> _Directions for this task_: Return all the data below as it stands, minus the pictures.
** Start **
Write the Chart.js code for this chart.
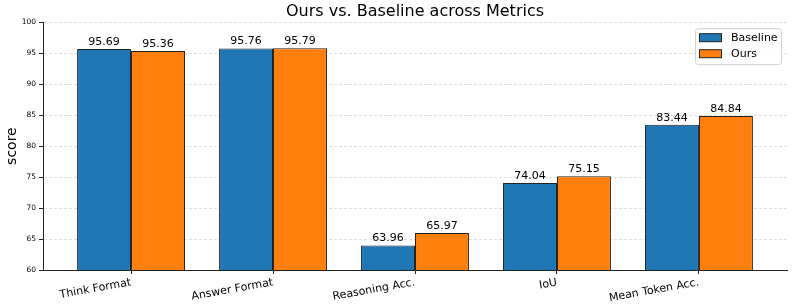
<!DOCTYPE html>
<html>
<head>
<meta charset="utf-8">
<script src="https://cdn.jsdelivr.net/npm/chart.js@4/dist/chart.umd.min.js"></script>
<style>
html,body{margin:0;padding:0;background:#fff;}
#wrap{width:793px;height:308px;position:relative;}
</style>
</head>
<body>
<div id="wrap"><canvas id="c" width="793" height="308"></canvas></div>
<script>
const categories = ["Think Format", "Answer Format", "Reasoning Acc.", "IoU", "Mean Token Acc."];
const baselineValues = [95.69, 95.76, 63.96, 74.04, 83.44];
const oursValues = [95.36, 95.79, 65.97, 75.15, 84.84];
const yTicks = [60, 65, 70, 75, 80, 85, 90, 95, 100];
const seriesNames = ["Baseline", "Ours"];

const FONT = "'DejaVu Sans', sans-serif";

const valueLabels = {
  id: 'valueLabels',
  afterDatasetsDraw(chart) {
    const ctx = chart.ctx;
    ctx.save();
    ctx.font = "11px " + FONT;
    ctx.fillStyle = '#000';
    ctx.textAlign = 'center';
    ctx.textBaseline = 'alphabetic';
    chart.data.datasets.forEach((ds, di) => {
      const meta = chart.getDatasetMeta(di);
      meta.data.forEach((el, i) => {
        ctx.fillText(ds.data[i].y.toFixed(2), el.x, el.y - 4);
      });
    });
    ctx.restore();
  }
};

const innerLegend = {
  id: 'innerLegend',
  afterDraw(chart) {
    const ctx = chart.ctx;
    const area = chart.chartArea;
    const w = 86, h = 36;
    const x = area.right - 6 - w, y = area.top + 6;
    ctx.save();
    ctx.fillStyle = 'rgba(255,255,255,0.8)';
    ctx.strokeStyle = '#d0d0d0';
    ctx.lineWidth = 1;
    ctx.beginPath();
    if (ctx.roundRect) ctx.roundRect(x + 0.5, y + 0.5, w, h, 3); else ctx.rect(x + 0.5, y + 0.5, w, h);
    ctx.fill();
    ctx.stroke();
    ctx.font = "11px " + FONT;
    ctx.textBaseline = 'middle';
    ctx.textAlign = 'left';
    chart.data.datasets.forEach((ds, i) => {
      const sy = y + 5 + i * 16;
      ctx.fillStyle = ds.backgroundColor;
      ctx.fillRect(x + 4.5, sy + 0.5, 22, 8);
      ctx.strokeStyle = '#222';
      ctx.strokeRect(x + 4.5, sy + 0.5, 22, 8);
      ctx.fillStyle = '#000';
      ctx.fillText(ds.label, x + 36, sy + 4.5);
    });
    ctx.restore();
  }
};

new Chart(document.getElementById('c'), {
  type: 'bar',
  data: {
    datasets: [
      {
        label: seriesNames[0],
        data: baselineValues.map((v, i) => ({x: i, y: v})),
        backgroundColor: '#1f77b4',
        borderColor: '#222',
        borderWidth: 1,
        borderSkipped: false,
        categoryPercentage: 0.76,
        barPercentage: 1.0
      },
      {
        label: seriesNames[1],
        data: oursValues.map((v, i) => ({x: i, y: v})),
        backgroundColor: '#ff7f0e',
        borderColor: '#222',
        borderWidth: 1,
        borderSkipped: false,
        categoryPercentage: 0.76,
        barPercentage: 1.0
      }
    ]
  },
  options: {
    responsive: false,
    animation: false,
    layout: {padding: {left: 0, right: 6, top: 0, bottom: 0}},
    plugins: {
      legend: {display: false},
      tooltip: {enabled: false},
      title: {
        display: true,
        text: 'Ours vs. Baseline across Metrics',
        fullSize: false,
        color: '#000',
        font: {family: FONT, size: 16, weight: 'normal'},
        padding: {top: 2, bottom: 1}
      }
    },
    scales: {
      x: {
        type: 'linear',
        offset: false,
        min: -0.62,
        max: 4.62,
        afterBuildTicks: (s) => { s.ticks = categories.map((c, i) => ({value: i})); },
        afterFit: (s) => { s.height = 38; },
        grid: {offset: false, drawOnChartArea: false, drawTicks: true, tickLength: 4, tickColor: '#222', tickWidth: 1},
        border: {color: '#222', width: 1},
        ticks: {
          autoSkip: false,
          minRotation: 10,
          maxRotation: 10,
          padding: 2,
          color: '#000',
          font: {family: FONT, size: 11},
          callback: (v) => categories[v]
        }
      },
      y: {
        min: 60,
        max: 100,
        afterBuildTicks: (s) => { s.ticks = yTicks.map(v => ({value: v})); },
        afterFit: (s) => { s.width = 43; },
        grid: {color: '#dedede', drawTicks: true, tickLength: 4, tickColor: '#222', tickBorderDash: [], tickWidth: 1},
        border: {color: '#222', width: 1, dash: [3, 2]},
        title: {display: true, text: 'score', color: '#000', font: {family: FONT, size: 14}, padding: {top: 4, bottom: 0}},
        ticks: {color: '#000', font: {family: FONT, size: 7.5}, padding: 3}
      }
    }
  },
  plugins: [valueLabels, innerLegend]
});
</script>
</body>
</html>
** End **
> _Solution for this exercise_:
Write the Chart.js code for this chart.
<!DOCTYPE html>
<html>
<head>
<meta charset="utf-8">
<script src="https://cdn.jsdelivr.net/npm/chart.js@4/dist/chart.umd.min.js"></script>
<style>
html,body{margin:0;padding:0;background:#fff;}
#wrap{width:793px;height:308px;position:relative;}
</style>
</head>
<body>
<div id="wrap"><canvas id="c" width="793" height="308"></canvas></div>
<script>
const categories = ["Think Format", "Answer Format", "Reasoning Acc.", "IoU", "Mean Token Acc."];
const baselineValues = [95.69, 95.76, 63.96, 74.04, 83.44];
const oursValues = [95.36, 95.79, 65.97, 75.15, 84.84];
const yTicks = [60, 65, 70, 75, 80, 85, 90, 95, 100];
const seriesNames = ["Baseline", "Ours"];

const FONT = "'DejaVu Sans', sans-serif";

const valueLabels = {
  id: 'valueLabels',
  afterDatasetsDraw(chart) {
    const ctx = chart.ctx;
    ctx.save();
    ctx.font = "11px " + FONT;
    ctx.fillStyle = '#000';
    ctx.textAlign = 'center';
    ctx.textBaseline = 'alphabetic';
    chart.data.datasets.forEach((ds, di) => {
      const meta = chart.getDatasetMeta(di);
      meta.data.forEach((el, i) => {
        ctx.fillText(ds.data[i].y.toFixed(2), el.x, el.y - 4);
      });
    });
    ctx.restore();
  }
};

const innerLegend = {
  id: 'innerLegend',
  afterDraw(chart) {
    const ctx = chart.ctx;
    const area = chart.chartArea;
    const w = 86, h = 36;
    const x = area.right - 6 - w, y = area.top + 6;
    ctx.save();
    ctx.fillStyle = 'rgba(255,255,255,0.8)';
    ctx.strokeStyle = '#d0d0d0';
    ctx.lineWidth = 1;
    ctx.beginPath();
    if (ctx.roundRect) ctx.roundRect(x + 0.5, y + 0.5, w, h, 3); else ctx.rect(x + 0.5, y + 0.5, w, h);
    ctx.fill();
    ctx.stroke();
    ctx.font = "11px " + FONT;
    ctx.textBaseline = 'middle';
    ctx.textAlign = 'left';
    chart.data.datasets.forEach((ds, i) => {
      const sy = y + 5 + i * 16;
      ctx.fillStyle = ds.backgroundColor;
      ctx.fillRect(x + 4.5, sy + 0.5, 22, 8);
      ctx.strokeStyle = '#222';
      ctx.strokeRect(x + 4.5, sy + 0.5, 22, 8);
      ctx.fillStyle = '#000';
      ctx.fillText(ds.label, x + 36, sy + 4.5);
    });
    ctx.restore();
  }
};

new Chart(document.getElementById('c'), {
  type: 'bar',
  data: {
    datasets: [
      {
        label: seriesNames[0],
        data: baselineValues.map((v, i) => ({x: i, y: v})),
        backgroundColor: '#1f77b4',
        borderColor: '#222',
        borderWidth: 1,
        borderSkipped: false,
        categoryPercentage: 0.76,
        barPercentage: 1.0
      },
      {
        label: seriesNames[1],
        data: oursValues.map((v, i) => ({x: i, y: v})),
        backgroundColor: '#ff7f0e',
        borderColor: '#222',
        borderWidth: 1,
        borderSkipped: false,
        categoryPercentage: 0.76,
        barPercentage: 1.0
      }
    ]
  },
  options: {
    responsive: false,
    animation: false,
    layout: {padding: {left: 0, right: 6, top: 0, bottom: 0}},
    plugins: {
      legend: {display: false},
      tooltip: {enabled: false},
      title: {
        display: true,
        text: 'Ours vs. Baseline across Metrics',
        fullSize: false,
        color: '#000',
        font: {family: FONT, size: 16, weight: 'normal'},
        padding: {top: 2, bottom: 1}
      }
    },
    scales: {
      x: {
        type: 'linear',
        offset: false,
        min: -0.62,
        max: 4.62,
        afterBuildTicks: (s) => { s.ticks = categories.map((c, i) => ({value: i})); },
        afterFit: (s) => { s.height = 38; },
        grid: {offset: false, drawOnChartArea: false, drawTicks: true, tickLength: 4, tickColor: '#222', tickWidth: 1},
        border: {color: '#222', width: 1},
        ticks: {
          autoSkip: false,
          minRotation: 10,
          maxRotation: 10,
          padding: 2,
          color: '#000',
          font: {family: FONT, size: 11},
          callback: (v) => categories[v]
        }
      },
      y: {
        min: 60,
        max: 100,
        afterBuildTicks: (s) => { s.ticks = yTicks.map(v => ({value: v})); },
        afterFit: (s) => { s.width = 43; },
        grid: {color: '#dedede', drawTicks: true, tickLength: 4, tickColor: '#222', tickBorderDash: [], tickWidth: 1},
        border: {color: '#222', width: 1, dash: [3, 2]},
        title: {display: true, text: 'score', color: '#000', font: {family: FONT, size: 14}, padding: {top: 4, bottom: 0}},
        ticks: {color: '#000', font: {family: FONT, size: 7.5}, padding: 3}
      }
    }
  },
  plugins: [valueLabels, innerLegend]
});
</script>
</body>
</html>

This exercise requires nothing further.